WDB officials said a huge shoal emerges every dry season, November to April, at the mouth of the Surma river that is fed by the cross-border Barak river, over which the Indian government is planning to build its dam.

“The large shoal has been surfacing at the mouth of the Surma, at Amalshid, every dry season for some years past,” Abul Kalam Mohd Azad, BWDB director general, told bdnews24.com on August 9.

“We have been trying to dredge the river-mouth to ease the river’s flow,” he said.

But water board officials say they cannot clear the shoal since it lies in the “no-man’s-land” on the Bangladesh-India border in Sylhet.

They say Delhi is yet to give Dhaka the green signal to dredge the river’s mouth at Amalshid in Sylhet.

The common river Barak enters Bangladesh through Amalshid bifurcating into the Surma and the Kushiara.

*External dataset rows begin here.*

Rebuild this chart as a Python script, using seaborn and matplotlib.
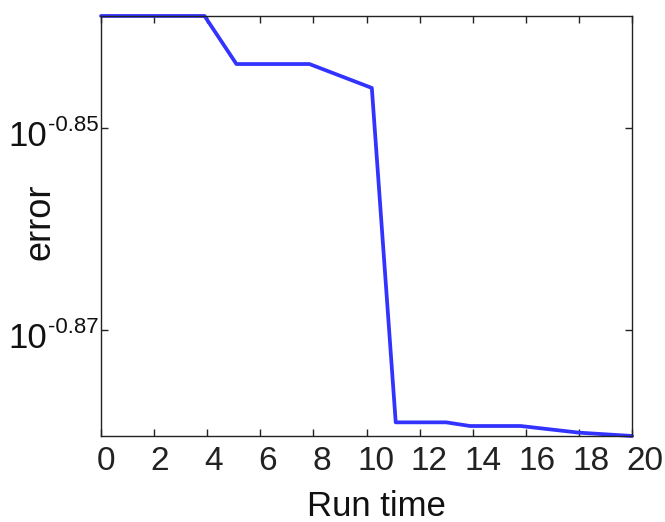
import numpy as np
import matplotlib
matplotlib.use('Agg')
import matplotlib.pyplot as plt
import matplotlib.transforms as mtransforms
import seaborn as sns
from matplotlib.ticker import FixedLocator, NullLocator

# values
run_time = [0.0, 3.9, 5.1, 7.85, 10.2, 11.1, 13.0, 13.9, 15.8, 18.0, 20.0]
error = [0.14491, 0.14491, 0.14333, 0.14333, 0.14255, 0.13208, 0.13208,
         0.13197, 0.13197, 0.13177, 0.13167]
x_ticks = [0, 2, 4, 6, 8, 10, 12, 14, 16, 18, 20]
y_tick_exps = [-0.85, -0.87]

sns.set_style('white')
plt.rcParams['font.family'] = ['Liberation Sans', 'DejaVu Sans']

fig = plt.figure(figsize=(6.65, 5.22), dpi=100)
ax = fig.add_axes([0.1519, 0.1648, 0.7985, 0.8046])

sns.lineplot(x=run_time, y=error, ax=ax, color='#3333ff', linewidth=2.7)
for ln in ax.lines:
    ln.set_clip_on(False)

ax.set_yscale('log')
ax.set_xlim(0, 20)
ax.set_ylim(min(error), max(error))

ax.xaxis.set_major_locator(FixedLocator(x_ticks))
ax.set_xticklabels([str(t) for t in x_ticks])
ax.yaxis.set_major_locator(FixedLocator([10 ** e for e in y_tick_exps]))
ax.yaxis.set_minor_locator(NullLocator())
ax.set_yticklabels(['' for e in y_tick_exps])

ax.tick_params(axis='both', which='major', direction='in', length=5, width=1,
               top=True, right=True, colors='#222222',
               bottom=True, left=True)
ax.tick_params(axis='x', labelsize=24, pad=7)

# x tick labels drift a little to the right of their ticks in the reference
for t, lab in zip(x_ticks, ax.get_xticklabels()):
    dx = (5 + 0.4 * t) / 100
    lab.set_transform(lab.get_transform() +
                      mtransforms.ScaledTranslation(dx, 0, fig.dpi_scale_trans))

# y tick labels drawn as "10" plus a small superscript exponent
for e in y_tick_exps:
    ax.annotate('10', xy=(0, 10 ** e), xycoords=('axes fraction', 'data'),
                xytext=(-54, -18), textcoords='offset pixels',
                ha='right', va='baseline', fontsize=25, color='#111111')
    ax.annotate('%.2f' % e, xy=(0, 10 ** e), xycoords=('axes fraction', 'data'),
                xytext=(-2, -3), textcoords='offset pixels',
                ha='right', va='baseline', fontsize=16, color='#111111')

for s in ax.spines.values():
    s.set_color('#222222')
    s.set_linewidth(1)

ax.set_xlabel('Run time', fontsize=25, labelpad=9.5, color='#111111')
ax.xaxis.label.set_transform(ax.xaxis.label.get_transform() +
                             mtransforms.ScaledTranslation(0.095, 0, fig.dpi_scale_trans))
ax.set_ylabel('error', fontsize=26, color='#111111')
ax.yaxis.label.set_va('center')
ax.yaxis.set_label_coords(-0.115, 0.511)

fig.savefig('out.png', dpi=100)
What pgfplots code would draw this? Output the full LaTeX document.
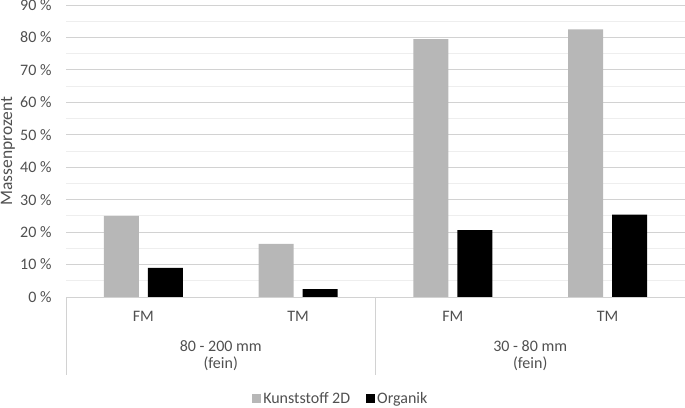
\documentclass[border=0pt]{standalone}
\usepackage{fontspec}
\setmainfont{Carlito}
\usepackage{pgfplots}
\pgfplotsset{compat=1.18}
\definecolor{kunst}{RGB}{183,183,183}
\definecolor{txt}{RGB}{80,80,80}
\definecolor{majgrid}{RGB}{210,210,210}
\definecolor{mingrid}{RGB}{238,238,238}
\begin{document}
\begin{tikzpicture}[x=1pt,y=1pt]
\begin{axis}[
  at={(66pt,110pt)}, anchor=south west,
  scale only axis, width=619pt, height=292pt,
  clip=false,
  ybar, bar width=35pt,
  xmin=-0.5, xmax=3.5, ymin=0, ymax=90,
  xtick={0,1,2,3}, xticklabels={FM,TM,FM,TM},
  ytick={0,10,...,90},
  yticklabels={0 \%,10 \%,20 \%,30 \%,40 \%,50 \%,60 \%,70 \%,80 \%,90 \%},
  minor ytick={5,15,...,85},
  ymajorgrids, yminorgrids,
  major grid style={draw=majgrid, line width=0.9pt},
  minor grid style={draw=mingrid, line width=0.9pt},
  axis line style={draw=none},
  major tick length=0pt, minor tick length=0pt,
  tick label style={font=\fontsize{16}{18}\selectfont, text=txt},
  yticklabel style={xshift=-11pt},
  xticklabel style={yshift=-11pt},
  ylabel={Massenprozent},
  ylabel style={at={(axis description cs:-0.0937,0.5)}, anchor=center, font=\fontsize{17.5}{20}\selectfont, text=txt},
  legend columns=2,
  legend style={at={(0.444,-0.349)}, anchor=center, draw=none, fill=none,
    font=\fontsize{16}{18}\selectfont, text=txt,
    /tikz/every even column/.append style={column sep=14pt}},
  legend image code/.code={\fill[#1] (0pt,-4.5pt) rectangle (9pt,4.5pt);},
]
\addplot[fill=kunst, draw=none, bar shift=-22pt] coordinates {(0,25.0) (1,16.4) (2,79.5) (3,82.5)};
\addplot[fill=black, draw=none, bar shift=22pt] coordinates {(0,9.0) (1,2.4) (2,20.6) (3,25.4)};
\legend{Kunststoff 2D, Organik}
\draw[color=majgrid, line width=0.9pt] (axis cs:-0.5,0) -- (axis cs:3.5,0);
\draw[color=majgrid, line width=0.9pt] (axis cs:-0.5,0) -- ([yshift=-78pt]axis cs:-0.5,0);
\draw[color=majgrid, line width=0.9pt] (axis cs:1.5,0) -- ([yshift=-78pt]axis cs:1.5,0);
\draw[color=majgrid, line width=0.9pt] (axis cs:3.5,0) -- ([yshift=-78pt]axis cs:3.5,0);
\node[align=center, text=txt, font=\fontsize{16}{17}\selectfont] at ([yshift=-59pt]axis cs:0.5,0) {80 - 200 mm\\(fein)};
\node[align=center, text=txt, font=\fontsize{16}{17}\selectfont] at ([yshift=-59pt]axis cs:2.5,0) {30 - 80 mm\\(fein)};
\end{axis}
\pgfresetboundingbox
\useasboundingbox (0pt,0pt) rectangle (685pt,407pt);
\end{tikzpicture}
\end{document}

Because of the shoal at the Surma’s mouth, the Barak waters now mainly drain through the Kushiara, rendering the Surma-dependent areas water-thirsty.

The Surma criss-crosses the Sylhet and Sunamganj districts. Millions of farmers and fishermen are solely dependent on the water bodies and distributaries of the Surma for their livelihood.

“Hundreds of large and small rivers and other open water bodies in Sylhet and Sunamganj districts are fed by the Surma,” Syed Ahsan Ali, a superintendent engineer of the Water Development Board in Sylhet, told bdnews24.com.

“In the dry season, the water bodies and the distributaries face water shortages as the shoal diverts waters to the Kushiara which now carries 80 percent of the Barak waters.”

Syed Ahsan Ali was authorised to talk to bdnews24.com by the board’s chief of planning Md Saidur Rahman.

Rahman told bdnews24.com, “We have requested the Indian government to undertake dredging in the Surma river.”

BWDB director general said the shoal must be cleared as soon as possible, or massive silt deposits may soon choke the whole river.

Surma flow data reveals a grim picture of the Surma river in the lean period (November to April) at Kanaighat, the Bangladesh Water Development Board’s nearest observation point to the shared border with India.

In 2006, the Surma’s flow at Kanaighat in the dry season was 9.18 cumec per second in April while the lowest was 4.56 cumec per second on February 13. The same river’s highest flow at the same point was 1416 cumec per second on July 10 and the lowest 670 cumec per second in August.

The Surma’s highest and lowest flows in the lean period in 2007 were recorded in March. The highest flow in the dry season was just 4.6 cumec per second and the lowest 4.22 cumec per second. The same river’s highest and lowest flows figures in the 2007rainy season were recorded in August. They were 962 cumec per second and 670 cumec per second.

In 2008, the Surma’s highest and lowest flow figures for the dry season were both recorded in March. The lowest flow was 6.05 cumec per second while the highest was just 15 cumec per second. The highest flow in the rainy season the same year was 1456 cumec per second on July 21.

The figures for 2009 are yet to be processed, said officials.

Environmentalists in India and Bangladesh say the proposed Tipaimukh dam, on top of the prevailing situation, will certainly cause “environmental disaster” both in the upstream and downstream—despite repeated assurances by Delhi that it will not.

Foreign minister Dipu Moni, who is scheduled to visit India in September, told bdnews24.com on August 12, “I will discuss this further with the Indian government”.

However, Sajjad Hossain, a member of the Joint Rivers Commission, which discusses river-related issues with India, refused to comment on the issue, when approached on Friday, telling bdnews24.com, “I have nothing to say”.